Super Surreal Fiction

I just finished reading J.G. Ballard‘s Super Cannes.  It was an amazing book: I don’t know if I’ll ever again find a book that mixes corporate intrigue, mass murder, psychopathy and architecture in a great read.  For those who don’t know, Ballard narratives tend to involve similar worlds to ours, except that the architecture frequently has an overpowering effect on the characters.

Throw in a dash of great lines and you’ve got rewarding literature.

For your pleasure, here are a few lines that caught my fancy.  For more, read the book:

I began to count the pools, each a flare of turquoise light lost  behind the high walls of the villas with their screens of cycads  and bougainvillaea.

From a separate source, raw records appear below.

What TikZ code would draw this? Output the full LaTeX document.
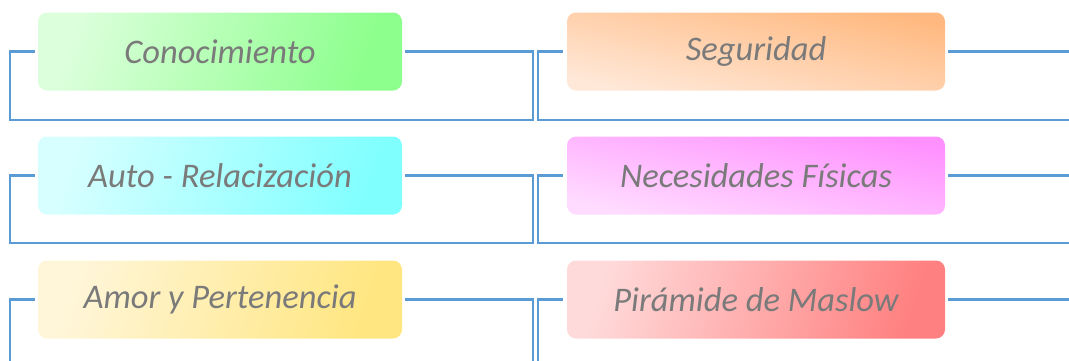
\documentclass[tikz,border=0pt]{standalone}
\usepackage{fontspec}
\setmainfont{Carlito}
\begin{document}
\begin{tikzpicture}[x=1pt,y=-1pt,
  boxL/.style={rounded corners=9pt, minimum width=364pt, minimum height=78pt, inner sep=0pt,
    text=textgray, font=\fontsize{34.5}{40}\selectfont\itshape},
  boxR/.style={boxL, minimum width=378pt},
  link/.style={draw=linkblue, line width=2.6pt, line join=miter},
]
\definecolor{textgray}{RGB}{122,122,122}
\definecolor{linkblue}{RGB}{91,155,213}
\useasboundingbox (0,0) rectangle (1069,360);

% boxes
\node[boxL, top color={rgb,255:red,220;green,255;blue,220}, bottom color={rgb,255:red,140;green,255;blue,140}, shading angle=72] (L1) at (220,51.5) {Conocimiento};
\node[boxR, top color={rgb,255:red,255;green,185;blue,128}, bottom color={rgb,255:red,255;green,232;blue,216}, shading angle=-12] (R1) at (756,51.5) {Seguridad};
\node[boxL, top color={rgb,255:red,215;green,255;blue,255}, bottom color={rgb,255:red,128;green,255;blue,255}, shading angle=72] (L2) at (220,175.5) {Auto - Relacización};
\node[boxR, top color={rgb,255:red,255;green,145;blue,255}, bottom color={rgb,255:red,255;green,220;blue,255}, shading angle=-12] (R2) at (756,175.5) {Necesidades Físicas};
\node[boxL, top color={rgb,255:red,255;green,246;blue,218}, bottom color={rgb,255:red,255;green,230;blue,128}, shading angle=72] (L3) at (220,299.5) {Amor y Pertenencia};
\node[boxR, top color={rgb,255:red,255;green,218;blue,218}, bottom color={rgb,255:red,255;green,128;blue,128}, shading angle=72] (R3) at (756,299.5) {Pirámide de Maslow};

% connector corner coordinates
\coordinate (lb1) at (533,120);  \coordinate (la1) at (10,120);
\coordinate (rb1) at (538,120);  \coordinate (re1) at (1069,120);
\coordinate (lb2) at (533,243);  \coordinate (la2) at (10,243);
\coordinate (rb2) at (538,243);  \coordinate (re2) at (1069,243);
\coordinate (lb3) at (533,362);  \coordinate (la3) at (10,362);
\coordinate (rb3) at (538,362);
\coordinate (e1) at (1069,51.5);
\coordinate (e2) at (1069,175.5);
\coordinate (e3) at (1069,299.5);

% row 1
\draw[link] ([xshift=3pt]L1.east) -| (lb1) -- (la1) |- ([xshift=-3pt]L1.west);
\draw[link] ([xshift=-4pt]R1.west) -| (rb1) -- (re1);
\draw[link] ([xshift=3pt]R1.east) -- (e1);
% row 2
\draw[link] ([xshift=3pt]L2.east) -| (lb2) -- (la2) |- ([xshift=-3pt]L2.west);
\draw[link] ([xshift=-4pt]R2.west) -| (rb2) -- (re2);
\draw[link] ([xshift=3pt]R2.east) -- (e2);
% row 3
\draw[link] ([xshift=3pt]L3.east) -| (lb3);
\draw[link] (la3) |- ([xshift=-3pt]L3.west);
\draw[link] ([xshift=-4pt]R3.west) -| (rb3);
\draw[link] ([xshift=3pt]R3.east) -- (e3);
\end{tikzpicture}
\end{document}
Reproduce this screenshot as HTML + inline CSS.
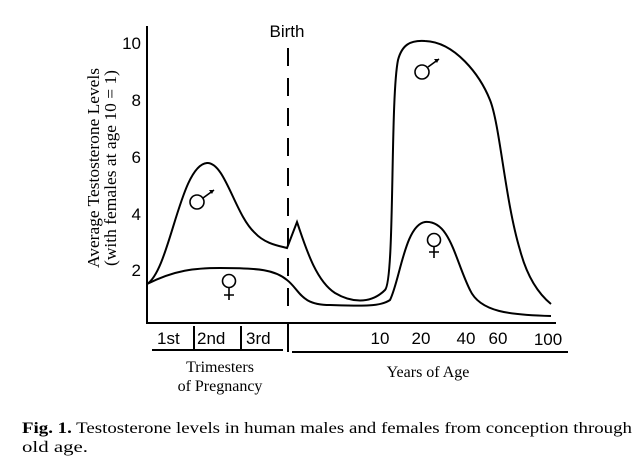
<!DOCTYPE html>
<html><head><style>body{margin:0;background:#fff}</style></head><body>
<svg width="639" height="471" viewBox="0 0 639 471" xmlns="http://www.w3.org/2000/svg">
<g fill="none" stroke="#000" stroke-width="2">
<path d="M147,26 V323 H556"/>
<path d="M288,48 V318" stroke-dasharray="18,12"/>
<path d="M288,324 V352"/>
<path d="M194,326 V350 M241,326 V350"/>
<path d="M152,350 H283 M292,352 H568"/>
<path d="M147,284 C170,270 180,165 207,163 C225,162 235,215 255,233 C265,244 280,246 287,248 L297,222 C305,245 315,280 335,293 C350,302 370,305 385,290 C395,280 390,100 398,60 C402,45 410,40 425,41 C455,42 480,75 490,100 C500,125 505,200 520,250 C528,280 540,295 551,304"/>
<path d="M147,284 C175,270 195,268 220,268 C260,268 275,270 287,280 C300,290 300,305 330,305 C360,306 380,307 390,300 C400,280 405,225 425,222 C450,220 455,260 470,290 C480,312 510,315 551,316"/>
</g>
<g fill="none" stroke="#000" stroke-width="1.6">
<circle cx="197" cy="202" r="7"/><path d="M203,198 L214,190"/>
<circle cx="422" cy="72" r="7"/><path d="M428,67 L439,59"/>
<circle cx="229" cy="281" r="6.5"/><path d="M229,288 V300 M224,295 H234"/>
<circle cx="434" cy="240" r="6.5"/><path d="M434,247 V258 M429,252 H439"/>
</g>
<path d="M214,190 l-5,0 l3,4z M439,59 l-5,0 l3,4z" fill="#000"/>
<g font-family="Liberation Sans, sans-serif" font-size="17" fill="#000">
<text x="287" y="37" text-anchor="middle">Birth</text>
<text x="141" y="49" text-anchor="end">10</text>
<text x="141" y="106" text-anchor="end">8</text>
<text x="141" y="163" text-anchor="end">6</text>
<text x="141" y="220" text-anchor="end">4</text>
<text x="141" y="276" text-anchor="end">2</text>
<text x="157" y="344">1st</text>
<text x="197" y="344">2nd</text>
<text x="246" y="344">3rd</text>
<text x="380" y="344" text-anchor="middle">10</text>
<text x="421" y="344" text-anchor="middle">20</text>
<text x="466" y="344" text-anchor="middle">40</text>
<text x="498" y="344" text-anchor="middle">60</text>
<text x="548" y="345" text-anchor="middle">100</text>
</g>
<g font-family="Liberation Serif, serif" font-size="16" fill="#000">
<text x="220" y="372" text-anchor="middle">Trimesters</text>
<text x="220" y="391" text-anchor="middle">of Pregnancy</text>
<text x="428" y="377" text-anchor="middle">Years of Age</text>
<text transform="translate(99,168) rotate(-90)" text-anchor="middle" font-size="17" textLength="200" lengthAdjust="spacingAndGlyphs">Average Testosterone Levels</text>
<text transform="translate(116,168) rotate(-90)" text-anchor="middle" font-size="17" textLength="196" lengthAdjust="spacingAndGlyphs">(with females at age 10 = 1)</text>
</g>
<g font-family="Liberation Serif, serif" font-size="16" fill="#000">
<text x="22" y="433" textLength="610" lengthAdjust="spacingAndGlyphs"><tspan font-weight="bold">Fig. 1.</tspan> Testosterone levels in human males and females from conception through</text>
<text x="22" y="452" textLength="66" lengthAdjust="spacingAndGlyphs">old age.</text>
</g>
</svg>
</body></html>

Ten thousand years in the future, long after  the Cote d’Azur had been abandoned, the first explorers would  puzzle over these empty pits, with their eroded frescoes of tritons  and stylized fish, inexplicably hauled up the mountainsides like  aquatic sundials or the altars of a bizarre religion devised by a race  of visionary geometers.

Reflections from its disturbed surface seemed to bruise the smooth walls of the house.

Civility and polity were designed into Eden-Olympia, in the  same way that mathematics, aesthetics and an entire geopolitical  world-view were designed into the Parthenon and the Boeing 747.

The strong  sunlight had stirred up an atlas of currents that cast their shadows across the tiled floor…

The mental climate that presided over Eden-Olympia never varied, its moral thermostat set somewhere between duty and caution.

Memories jump the rails and speed off down the wrong track.

They were pleasantly high, but in an almost self-conscious way, as if they were members of a tontine blessed  by the unexpected death of two or three of its members.

The twentieth century was  an heroic enterprise, but it left us in the dark, feeling our way  towards a locked door.

Dust lay over the swimming pool, an overnight veil disturbed by the feeble movements of a waterlogged  fruit fly, struggling against the meniscus that gripped its wings  in a mirror harder than glass.

Ten feet from my kerbside table the limousines moved on towards  the Palais des Festivals between the lines of police and security men.  Helicopters circled the Palm Beach headland, waiting to land at the heliport, like paramilitary gunships about to strafe the beachside  crowds. Their white-suited passengers, faces masked by huge shades,  stared down with the gaze of gangster generals in a Central American  republic surveying a popular uprising. An armada of yachts and motor  cruisers strained at their anchors two hundred yards from the beach,  so heavily freighted with bodyguards and television equipment that  they seemed to raise the sea.